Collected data

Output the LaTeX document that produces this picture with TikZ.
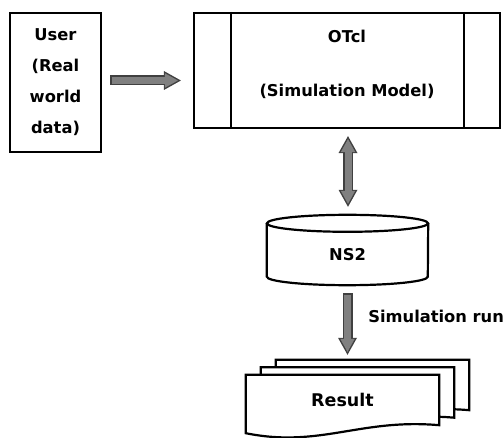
\documentclass[tikz,border=0pt]{standalone}
\usepackage{fontspec}
\setmainfont{DejaVu Sans}
\usetikzlibrary{arrows.meta,calc,backgrounds}

\begin{document}
\begin{tikzpicture}[x=1pt,y=1pt,
  bline/.style={draw,line width=2.2pt},
  box/.style={bline,inner sep=0},
  txt/.style={font=\bfseries\fontsize{16.3}{31}\selectfont},
  blockarrow/.style={draw=black!50,line width=7pt,shorten <=1.5pt,shorten >=3pt,
    -{Triangle[length=13pt,width=14.5pt,line width=0pt]},
    preaction={draw=black!75,line width=10pt,shorten <=0pt,shorten >=0pt,
      -{Triangle[length=17pt,width=19pt,line width=0pt]}}},
  dblarrow/.style={draw=black!50,line width=7pt,shorten <=3pt,shorten >=3pt,
    {Triangle[length=13pt,width=14.5pt,line width=0pt]}-{Triangle[length=13pt,width=14.5pt,line width=0pt]},
    preaction={draw=black!75,line width=10pt,shorten <=0pt,shorten >=0pt,
      {Triangle[length=17pt,width=19pt,line width=0pt]}-{Triangle[length=17pt,width=19pt,line width=0pt]}}}]

\useasboundingbox (0,0) rectangle (504,437);

% Nodes
\node[box,txt,align=center,minimum width=91,minimum height=139] (user) at (55.5,354.5) {User\\(Real\\world\\data)};
\node[box,minimum width=306,minimum height=115] (otcl) at (347,366.5) {};
\node[txt] (otclname) at ([yshift=-25]otcl.north) {OTcl};
\node[txt] (otclmodel) at ([yshift=38]otcl.south) {(Simulation Model)};
\node[minimum width=161,minimum height=70,inner sep=0] (ns2) at (347.5,187) {};
\node[txt] (ns2name) at ([yshift=-5]ns2.center) {NS2};
\node[font=\bfseries\fontsize{17.5}{20}\selectfont,minimum width=193,minimum height=50,inner sep=0] (res) at (342.5,37) {Result};

% side bars of the OTcl box
\draw[bline] ([xshift=38]otcl.north west) -- ([xshift=38]otcl.south west);
\draw[bline] ([xshift=-37]otcl.north east) -- ([xshift=-37]otcl.south east);

% NS2 drum
\draw[bline] ([yshift=-8.5]ns2.north) ellipse [x radius=80.5,y radius=8.5];
\draw[bline] ([yshift=-8.5]ns2.north west) -- ([yshift=8.5]ns2.south west)
  arc[start angle=180,end angle=360,x radius=80.5,y radius=8.5] -- ([yshift=-8.5]ns2.north east);

% stacked result sheets
\begin{scope}[on background layer]
\foreach \k in {2,1,0}
  \draw[bline,fill=white] ([xshift=15*\k,yshift=7.5*\k]res.north west) -- ([xshift=15*\k,yshift=7.5*\k]res.north east)
    -- ([xshift=15*\k,yshift=7.5*\k]res.south east) .. controls +(-79,7) and +(74,-15) .. ([xshift=15*\k,yshift=7.5*\k-8]res.south west) -- cycle;
\end{scope}

%arcs
\path ($(user.east)+(8,2)$) edge[blockarrow] ($(user.east -| otcl.west)+(-12,2)$);
\path ($(otcl.south)+(1,-7)$) edge[dblarrow] ($(otcl.south |- ns2.north)+(1,8)$);
\path ($(ns2.south)+(0,-8)$) edge[blockarrow] node[txt,pos=0.38,anchor=west,xshift=14] (run) {Simulation run} ($(ns2.south |- res.north)+(0,20)$);

\end{tikzpicture}
\end{document}
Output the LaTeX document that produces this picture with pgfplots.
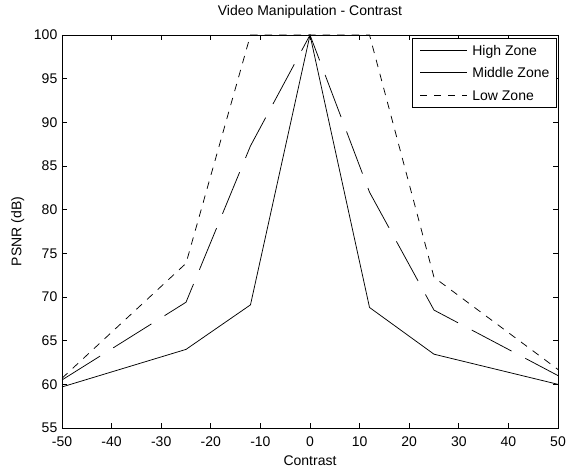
\documentclass[border=0pt]{standalone}
\usepackage{fontspec}
\setmainfont{Liberation Sans}
\usepackage{pgfplots}
\pgfplotsset{compat=1.18}
\begin{document}
\begin{tikzpicture}
\begin{axis}[
  at={(0,0)}, anchor=south west,
  scale only axis, width=496bp, height=393bp,
  xmin=-50, xmax=50, ymin=55, ymax=100,
  xtick={-50,-40,...,50}, ytick={55,60,...,100},
  tick align=inside, major tick length=5.5bp,
  axis line style={line width=0.75bp},
  every tick/.style={line width=0.75bp, black},
  font=\fontsize{14bp}{16bp}\selectfont,
  /pgf/number format/assume math mode=true,
  ticklabel style={font=\fontsize{14bp}{16bp}\selectfont},
  xticklabel style={anchor=base, yshift=-18bp},
  yticklabel style={anchor=east, inner xsep=4.5bp},
  title={Video Manipulation - Contrast},
  title style={at={(axis description cs:0.5,1)}, anchor=base, yshift=13.3bp},
  xlabel={Contrast},
  xlabel style={at={(axis description cs:0.5,0)}, anchor=base, yshift=-37bp},
  ylabel={PSNR (dB)},
  ylabel style={at={(axis description cs:-0.0817,0.5)}, anchor=base},
  legend style={at={(1,1)}, anchor=north east, xshift=-1bp, yshift=-3bp,
    draw=black, line width=0.6bp, fill=white,
    inner xsep=7.3bp, inner ysep=0.75bp, row sep=0pt, column sep=5bp,
    font=\fontsize{14bp}{16bp}\selectfont,
    nodes={inner xsep=0pt, inner ysep=6.25bp, text height=10bp, text depth=0pt}},
  legend cell align=left,
  legend image code/.code={\draw[line width=0.75bp,#1] (0bp,0bp) -- (46.7bp,0bp);},
]
\addplot[forget plot, black, line width=0.75bp] coordinates {
(-50,59.7) (-25,64.0) (-12,69.1) (0,100) (12,68.8) (25,63.45) (50,60.0)};
\addplot[forget plot, black, line width=0.75bp, dash pattern=on 45bp off 15.5bp] coordinates {
(-50,60.5) (-25,69.4) (-12,87.3) (0,100) (12,82.0) (25,68.5) (50,61.0)};
\addplot[forget plot, black, line width=0.75bp, dash pattern=on 7.5bp off 7bp] coordinates {
(-50,60.7) (-25,73.85) (-12,100) (0,100) (12,100) (25,72.25) (50,61.7)};
\addlegendimage{black, solid}
\addlegendentry{High Zone}
\addlegendimage{black, solid}
\addlegendentry{Middle Zone}
\addlegendimage{black, dash pattern=on 7bp off 7bp}
\addlegendentry{Low Zone}
\end{axis}
\pgfresetboundingbox
\path (-62bp,-39bp) rectangle (505bp,428bp);
\end{tikzpicture}
\end{document}
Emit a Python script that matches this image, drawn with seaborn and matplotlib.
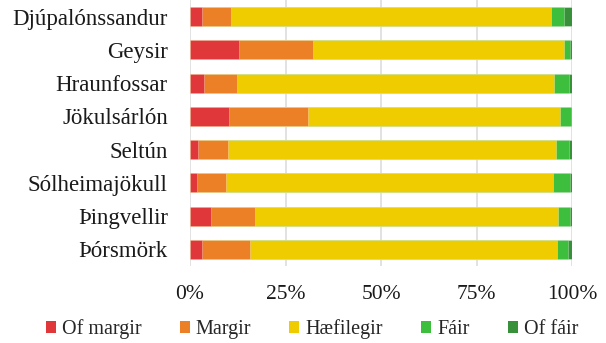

**Job**
Copy each line in full and exactly, omitting any picture.

**Task output**
Output the LaTeX document that produces this picture with TikZ.
\documentclass[tikz,border=0pt]{standalone}
\usepackage{fontspec}
\setmainfont{DejaVu Sans}
\usetikzlibrary{arrows.meta,calc,backgrounds}

\begin{document}
\begin{tikzpicture}[x=1pt,y=1pt,
  bline/.style={draw,line width=2.2pt},
  box/.style={bline,inner sep=0},
  txt/.style={font=\bfseries\fontsize{16.3}{31}\selectfont},
  blockarrow/.style={draw=black!50,line width=7pt,shorten <=1.5pt,shorten >=3pt,
    -{Triangle[length=13pt,width=14.5pt,line width=0pt]},
    preaction={draw=black!75,line width=10pt,shorten <=0pt,shorten >=0pt,
      -{Triangle[length=17pt,width=19pt,line width=0pt]}}},
  dblarrow/.style={draw=black!50,line width=7pt,shorten <=3pt,shorten >=3pt,
    {Triangle[length=13pt,width=14.5pt,line width=0pt]}-{Triangle[length=13pt,width=14.5pt,line width=0pt]},
    preaction={draw=black!75,line width=10pt,shorten <=0pt,shorten >=0pt,
      {Triangle[length=17pt,width=19pt,line width=0pt]}-{Triangle[length=17pt,width=19pt,line width=0pt]}}}]

\useasboundingbox (0,0) rectangle (504,437);

% Nodes
\node[box,txt,align=center,minimum width=91,minimum height=139] (user) at (55.5,354.5) {User\\(Real\\world\\data)};
\node[box,minimum width=306,minimum height=115] (otcl) at (347,366.5) {};
\node[txt] (otclname) at ([yshift=-25]otcl.north) {OTcl};
\node[txt] (otclmodel) at ([yshift=38]otcl.south) {(Simulation Model)};
\node[minimum width=161,minimum height=70,inner sep=0] (ns2) at (347.5,187) {};
\node[txt] (ns2name) at ([yshift=-5]ns2.center) {NS2};
\node[font=\bfseries\fontsize{17.5}{20}\selectfont,minimum width=193,minimum height=50,inner sep=0] (res) at (342.5,37) {Result};

% side bars of the OTcl box
\draw[bline] ([xshift=38]otcl.north west) -- ([xshift=38]otcl.south west);
\draw[bline] ([xshift=-37]otcl.north east) -- ([xshift=-37]otcl.south east);

% NS2 drum
\draw[bline] ([yshift=-8.5]ns2.north) ellipse [x radius=80.5,y radius=8.5];
\draw[bline] ([yshift=-8.5]ns2.north west) -- ([yshift=8.5]ns2.south west)
  arc[start angle=180,end angle=360,x radius=80.5,y radius=8.5] -- ([yshift=-8.5]ns2.north east);

% stacked result sheets
\begin{scope}[on background layer]
\foreach \k in {2,1,0}
  \draw[bline,fill=white] ([xshift=15*\k,yshift=7.5*\k]res.north west) -- ([xshift=15*\k,yshift=7.5*\k]res.north east)
    -- ([xshift=15*\k,yshift=7.5*\k]res.south east) .. controls +(-79,7) and +(74,-15) .. ([xshift=15*\k,yshift=7.5*\k-8]res.south west) -- cycle;
\end{scope}

%arcs
\path ($(user.east)+(8,2)$) edge[blockarrow] ($(user.east -| otcl.west)+(-12,2)$);
\path ($(otcl.south)+(1,-7)$) edge[dblarrow] ($(otcl.south |- ns2.north)+(1,8)$);
\path ($(ns2.south)+(0,-8)$) edge[blockarrow] node[txt,pos=0.38,anchor=west,xshift=14] (run) {Simulation run} ($(ns2.south |- res.north)+(0,20)$);

\end{tikzpicture}
\end{document}
Output the LaTeX document that produces this picture with pgfplots.
\documentclass[border=0pt]{standalone}
\usepackage{fontspec}
\setmainfont{Liberation Sans}
\usepackage{pgfplots}
\pgfplotsset{compat=1.18}
\begin{document}
\begin{tikzpicture}
\begin{axis}[
  at={(0,0)}, anchor=south west,
  scale only axis, width=496bp, height=393bp,
  xmin=-50, xmax=50, ymin=55, ymax=100,
  xtick={-50,-40,...,50}, ytick={55,60,...,100},
  tick align=inside, major tick length=5.5bp,
  axis line style={line width=0.75bp},
  every tick/.style={line width=0.75bp, black},
  font=\fontsize{14bp}{16bp}\selectfont,
  /pgf/number format/assume math mode=true,
  ticklabel style={font=\fontsize{14bp}{16bp}\selectfont},
  xticklabel style={anchor=base, yshift=-18bp},
  yticklabel style={anchor=east, inner xsep=4.5bp},
  title={Video Manipulation - Contrast},
  title style={at={(axis description cs:0.5,1)}, anchor=base, yshift=13.3bp},
  xlabel={Contrast},
  xlabel style={at={(axis description cs:0.5,0)}, anchor=base, yshift=-37bp},
  ylabel={PSNR (dB)},
  ylabel style={at={(axis description cs:-0.0817,0.5)}, anchor=base},
  legend style={at={(1,1)}, anchor=north east, xshift=-1bp, yshift=-3bp,
    draw=black, line width=0.6bp, fill=white,
    inner xsep=7.3bp, inner ysep=0.75bp, row sep=0pt, column sep=5bp,
    font=\fontsize{14bp}{16bp}\selectfont,
    nodes={inner xsep=0pt, inner ysep=6.25bp, text height=10bp, text depth=0pt}},
  legend cell align=left,
  legend image code/.code={\draw[line width=0.75bp,#1] (0bp,0bp) -- (46.7bp,0bp);},
]
\addplot[forget plot, black, line width=0.75bp] coordinates {
(-50,59.7) (-25,64.0) (-12,69.1) (0,100) (12,68.8) (25,63.45) (50,60.0)};
\addplot[forget plot, black, line width=0.75bp, dash pattern=on 45bp off 15.5bp] coordinates {
(-50,60.5) (-25,69.4) (-12,87.3) (0,100) (12,82.0) (25,68.5) (50,61.0)};
\addplot[forget plot, black, line width=0.75bp, dash pattern=on 7.5bp off 7bp] coordinates {
(-50,60.7) (-25,73.85) (-12,100) (0,100) (12,100) (25,72.25) (50,61.7)};
\addlegendimage{black, solid}
\addlegendentry{High Zone}
\addlegendimage{black, solid}
\addlegendentry{Middle Zone}
\addlegendimage{black, dash pattern=on 7bp off 7bp}
\addlegendentry{Low Zone}
\end{axis}
\pgfresetboundingbox
\path (-62bp,-39bp) rectangle (505bp,428bp);
\end{tikzpicture}
\end{document}
Emit a Python script that matches this image, drawn with seaborn and matplotlib.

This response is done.